After describing the scenarios and choreographing the lazzi, actors were encouraged to improvise in their own dialect. This meant that even with my rudimentary Urdu and basic Burshashki (having learned the key phrases necessary for fine directing: stop, go, softer, louder, slower, faster) inspired ad libs left me at the mercy of a translator falling over sideways, wondering, "What was so funny?"


While it may seem obvious, a key lesson I learned: When in a foreign culture, one must neither expect nor impose one's own way of doing things. It will not be readily apparent, but in the end the others will change your mind-set rather than you theirs. This does not imply surrendering your will or demeaning your values, merely a sensitive approach which ultimately yields better results.


The Hunzakot loves to sit among friends or invite new acquaintances to share a pot of tea. Hours are whiled away in the most hospitable company. Whenever a new member joins the group, a round of polite welcoming handshakes follow, only to be repeated later when the next guest arrives. Greetings and farewells are choreographed to perfection. No wonder the actors were late for rehearsal! Nor did they quite appreciate the subtleties of a rehearsal call: not everyone is expected all the time; check the board at your friendly neighbourhood tea room and voilà.

Instead, the actors put in an appearance as and when the mood struck or irrigation of their apricot orchards would allow. Highly trained by a daily dose of Calvin and Hobbes, I learned very quickly to stage scenes with invisible friends.


Every director dreads the retort "we're working on it" which in American theatre parlance roughly translates to mean we have no idea how to fix the problem, we're hours behind schedule, but soon, the muse will descend and we will find an inspired solution. Rest assured, this phrase exists in Hunza: "Fikr mat karo" (not to worry).

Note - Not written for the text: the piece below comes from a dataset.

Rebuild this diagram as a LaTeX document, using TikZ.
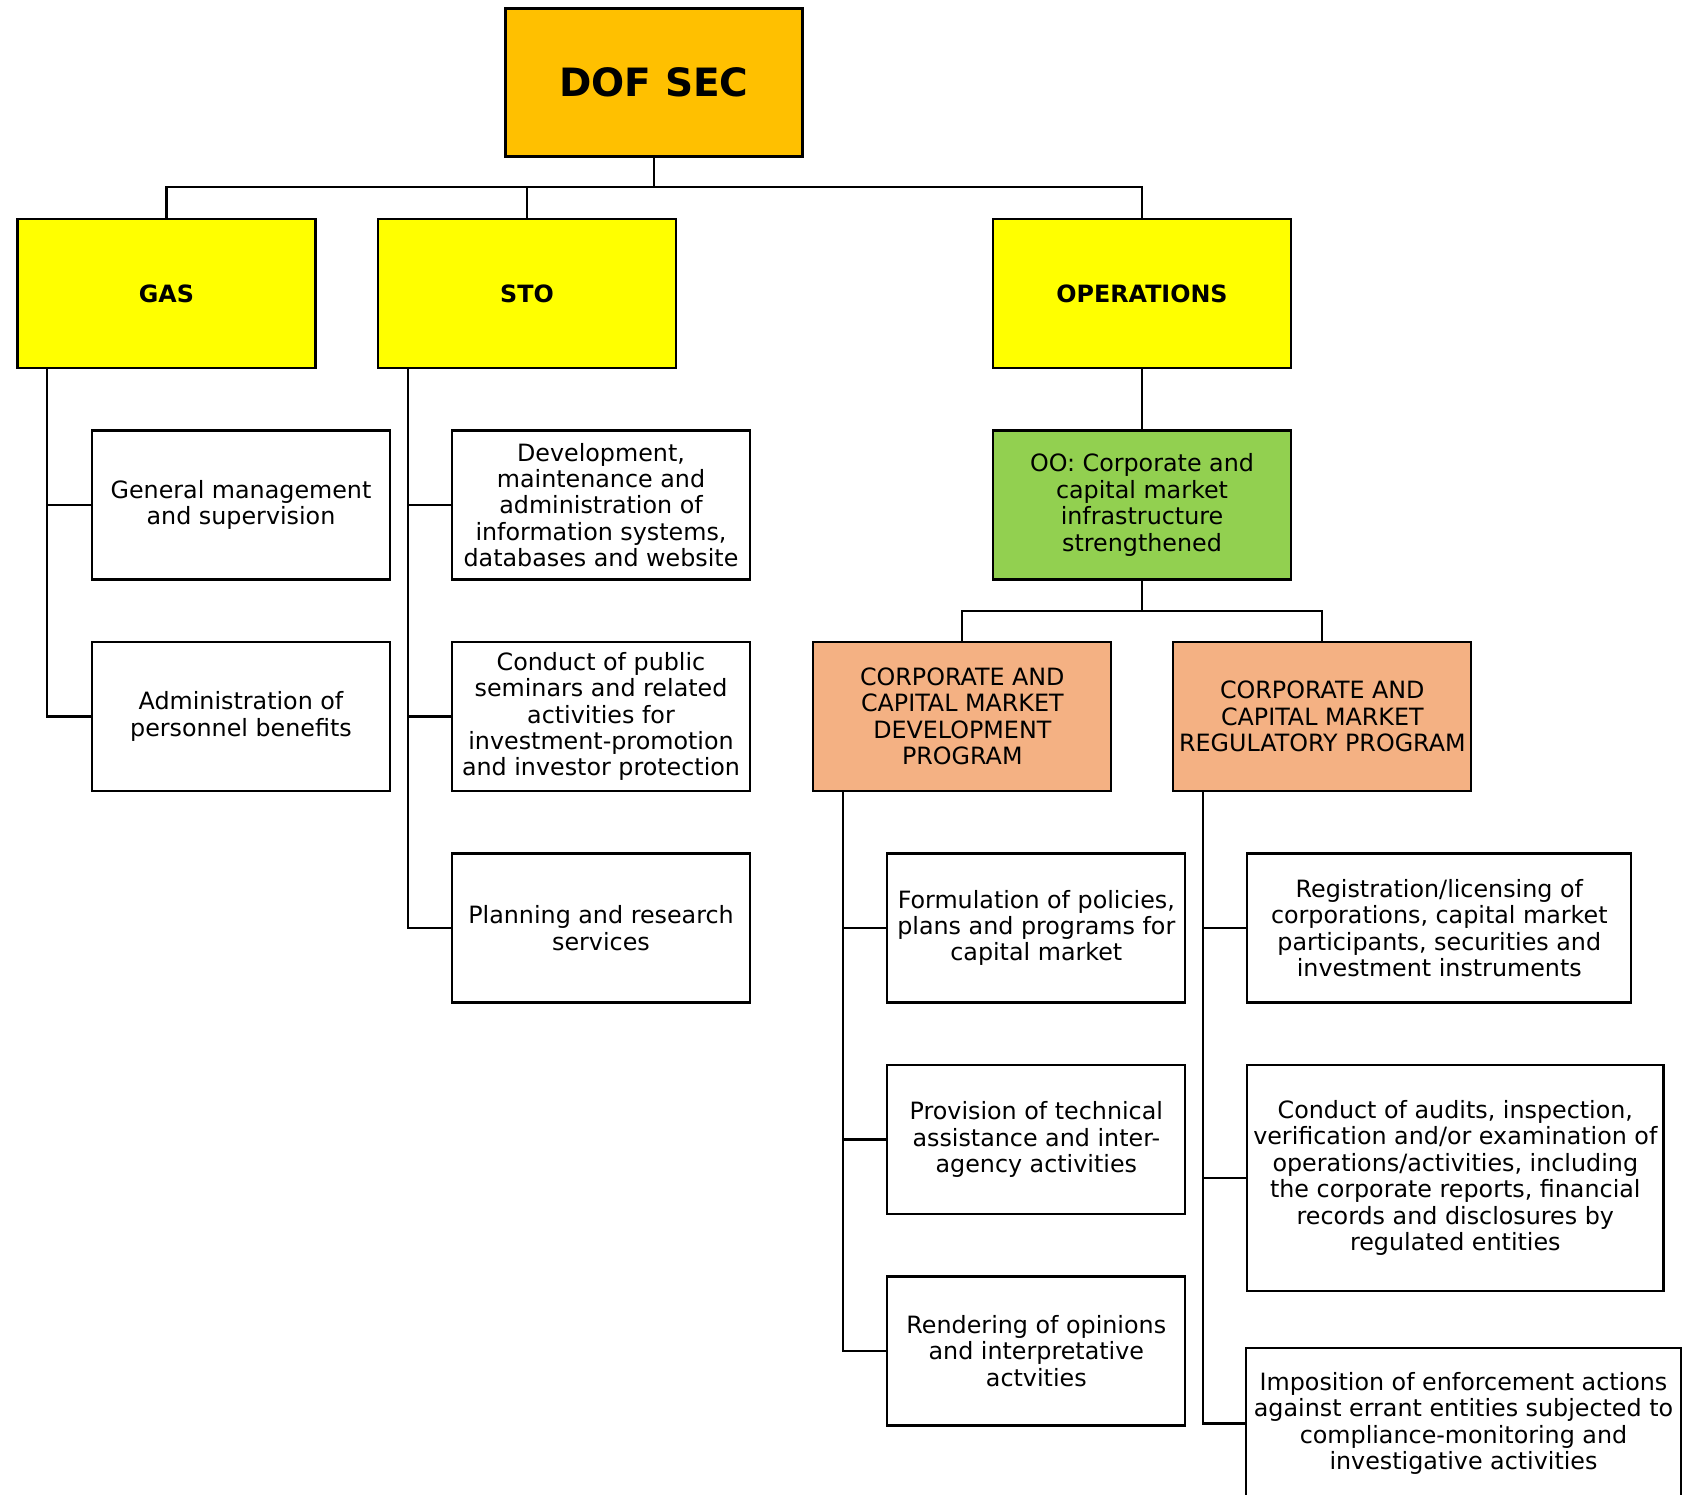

Little did I know, we were promised the only P.A. system in town – the one still in use at the local mosque only minutes before show time. Any notion of sound check, let alone tech, was removed my mind faster than you could say "sound cue."

Channeling electricity from the town's light poles, the lighting designer, now proud as ever, and eager to prove that he has delivered after all, inevitably at once turns on ALL of the painstakingly and meticulously crafted cooking oil can/lighting instruments and POOF! – what do you know – overload / BLACK OUT.

We ended up performing with a single, perfunctory flood. Silly me, I should have gone for the The Holy Brook Look: candles and lanterns instead of trying to show off the latest in laser precise Wilson sidelight.



The transition into scene one held a special surprise: headsets and other cueing mechanisms rendered irrelevant, the opening sequence was choreographed on a visual: as Thief leaps over fence into garden (onstage), cue sound to then cue actors carrying tree (a multi-purpose ladder). Unbeknownst to all, during the preshow, as the amphitheatre was now filled to capacity, some enterprising young boys tried to perch upon a roof for what was no doubt the best seat in the house. Well, need I say they innocently used the ladder and promptly misplaced it. Meanwhile Actor/Thief onstage awaits tree, improvises, fakes climbing up into thin air, music, music, music, ladder magically appears, the show goes on. Phew! "Fikr mat karo."

Staging fables by Rumi, the Persian Sufi (mystic) in the style of post-modern circus/vaudeville with a company of local actors, improvising and performing in an all together foreign language (Burshaski — more like Russian than Urdu), set amidst the breathtaking Karakaroum mountain range bordering China, I felt as if I were living Andre Gregory's story from the film My Dinner with Andre.